L’Europa, al momento, è divisa su due grandi correnti di pensiero, alternative e non conciliabili. Le nazioni più preoccupate dai rischi del contagio, Francia in testa, spingono per utilizzare strumentio come gli eurobond per distribuire il fardello del debito su più spalle, a cominciare da quelle più solide della Germania. Gli altri, allineati dietro Berlino, sostengono che una politica monetaria comune necessita di una politica fiscale omogenea con conseguente cessione di sovranità da parte degli stati membri. Come abbiamo visto, come ci ha ricordato il portavoce del governo tedesco, si tratta di un processo lungo, ci vorranno degli anni, e solo in quel contesto gli eurobond saranno un’opzione praticabile.
Al di là di questa alternativa secca non si scappa. Il presidente del Consiglio Monti, impegnato con Francois Hollande nell’assedio a Berlino per convincerla a dire sì agli eurobond, ha dichiarato che “in un modo o nell’altro” li avremo. Più che modo dovremmo parlare di tempo. Se gli eurobond li avremo fra qualche anno, è perfettamente inutile invocarne l’utilizzo immediato se non per mostrare all’opinione pubblica di aver smosso un po’ le acque. Ma si tratta di trascurabili increspature su una superficie da calma piatta. Immobilità che non è sfuggita di certo ai mercati. A parole tutti si affannano, si prodigano per offrire soluzioni alla crisi. Anche il premier spagnolo Rajoy, alle prese con una rotta di governo sconvolta da un sistema bancario che sembra non tenere più senza ausili esterni, invoca “una nuova architettura” per l’Eurozona.

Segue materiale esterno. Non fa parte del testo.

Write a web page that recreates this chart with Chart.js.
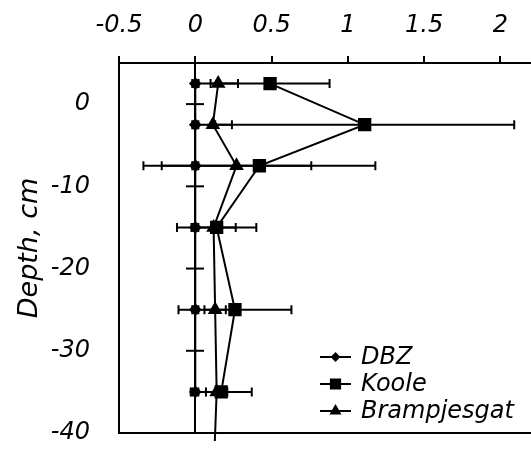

Ha spiegato che questo significa mollare redini importanti di politica fiscale (cioè meno potere), spiegherà che i libri contabili degli istituti di credito li leggeranno a Bruxelles e non saranno nascosti a Berlino? E Monti, Hollande, Rajoy, spiegheranno alle opinioni pubbliche di riferimento, agli elettorati già sedotti dalle sirene anti-europeiste, che unione fiscale, unione bancaria, unione politica, vuol dire più Europa e dunque più “tecnici” e meno politica? Per dire, una riforma del lavoro o delle pensioni soarà decisa a misura tedesca senza nemmeno il paravento di una discussione parlamentare. Cedere porzioni importanti di sovranità politica non sarà una passeggiata: dovranno farlo politici riluttanti per mestiere (nessuno si ridimensiona volontariamente) con l’appoggio di elettori già dichiaratamente ostili. Dopo, solo dopo, potranno mettersi dietro lo scudo tedesco.